Dans son arrêt le tribunal administratif a notamment mis en avant "l'absence d'éléments signalant le caractère irréparable du dommage" causé par ces négociations exclusives. L'Etat italien, c'est-à-dire le nouveau gouvernement issu des élections des 13 et 14 avril prochains, doit encore prendre la décision formelle de vendre ses parts dans Alitalia. "Nous avons l'intention de faire de toute façon appel du jugement auprès du Conseil d'Etat pour faire valoir notre point de vue: notre projet pour Alitalia reste prêt, solide et à disposition de l'Italie" a réagi mercredi après le jugement Air One.

Mais cela ne semble pouvoir retarder la prochaine échéance d'une offre formelle d'Air France-KLM pour le rachat d'Alitalia. Air One est cependant aguerrie dans ces batailles juridiques contre des concurrents, son équipe d'avocats étant réputée pour ces recours. Pour Air One, deuxième compagnie aérienne italienne après Alitalia, ce recours contre les négociations exclusives octroyées à Air France était un baroud d'honneur pour bloquer, ou seulement retarder le rachat d'Alitalia par sa concurrente française.

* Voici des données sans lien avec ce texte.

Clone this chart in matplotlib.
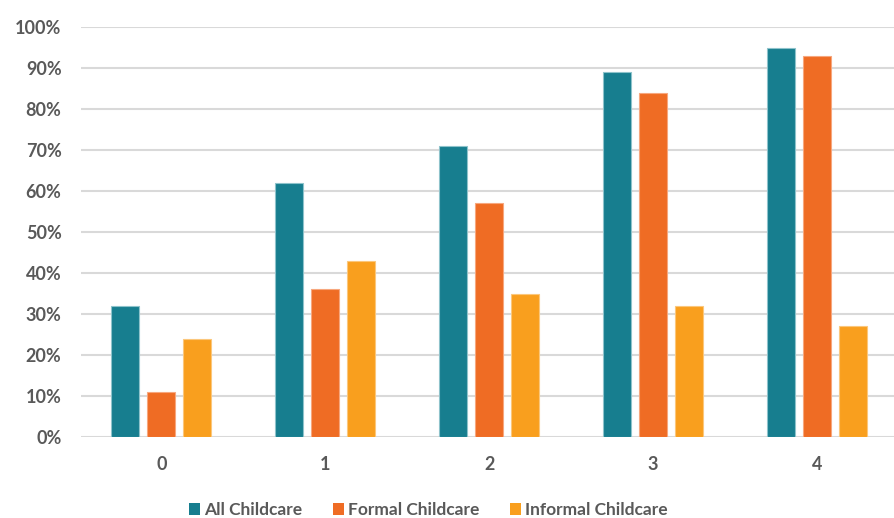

Depuis l'annonce de la privatisation d'Alitalia en décembre 2006, le patron d'Air One, Carlo Toto échafaude des plans pour fusionner sa compagnie aérienne née en 1995 à la compagnie nationale. Mais après des mois de rebondissements, notamment le retrait d'Air One de l'appel d'offres pour la vente d'Alitalia en juillet dernier, le management d'Alitalia et l'Etat actionnaire avaient fini par prendre fait et cause pour une cession à Air France. Quitte à "encaisser" que la compagnie française renonce au hub de l'aéroport de Milan-Malpensa pour ne garder que la plate-forme de l'aéroport de Rome-Fiumicino. Depuis Carlo Toto n'a de cesse de battre l'estrade pour qu'Alitalia soit "confiée à une société italienne et gérée entièrement en Italie".

Son jeu sur la fibre patriotique n'a fonctionné que partiellement. Certes, soutenu activement par la première banque du pays, Intesa Sanpaolo, Carlo Toto a réussi à entretenir parmi les entrepreneurs du Nord de l'Italie l'idée d'une alternative à la cession d'Alitalia au géant franco-néerlandais. Mais en l'absence d'une offre formelle de reprise de sa concurrente italienne, Air One n'a pas obtenu un net soutien des dirigeants politiques soucieux de défendre l'aéroport de Malpensa. Ainsi la semaine dernière, la maire de Milan, Letizia Moratti, proche de Silvio Berlusconi, a savamment évité de soutenir Air One.

"Que le gouvernement fasse ce qu'il veut et vende Alitalia à Air France ou Air One, moi je ne m'immisce pas dans ce choix. Rome doit seulement séparer le destin d'Alitalia de celui de Malpensa, mais on ne peut décider à Paris comment se déplaceront les Italiens" avait-elle déclaré dans un entretien à La Repubblica. La rumeur court qu'Air France, maintenant que le recours d'Air One a échoué, ferait des concessions sur la présence d'Alitalia (en cas de rachat par le groupe franco-néerlandais) de Malpensa afin de s'assurer le feu vert d'un nouveau gouvernement de droite dirigé par Silvio Berlusconi, dont les partisans militent activement pour cet aéroport.

Le vice-président d'Air France-KLM, Leo Van Wijk a cependant déclaré, dans le Wall Street Journal, que "si le hub de Malpensa n'est pas réduit de façon significative, nous ne voyons pas de raison de racheter Alitalia". Il a aussi précisé qu'un accord pour la reprise d'Alitalia nécessitera de la part d'Air France "plusieurs milliards d'euros, environ trois milliards pour une période de cinq à six ans".

Dans l'immédiat, Air France devrait recapitaliser Alitalia d'ici l'été prochain à hauteur d'au moins 750 millions d'euros pour lui éviter la faillite. Alitalia perd en effet un million d'euros par jour en moyenne.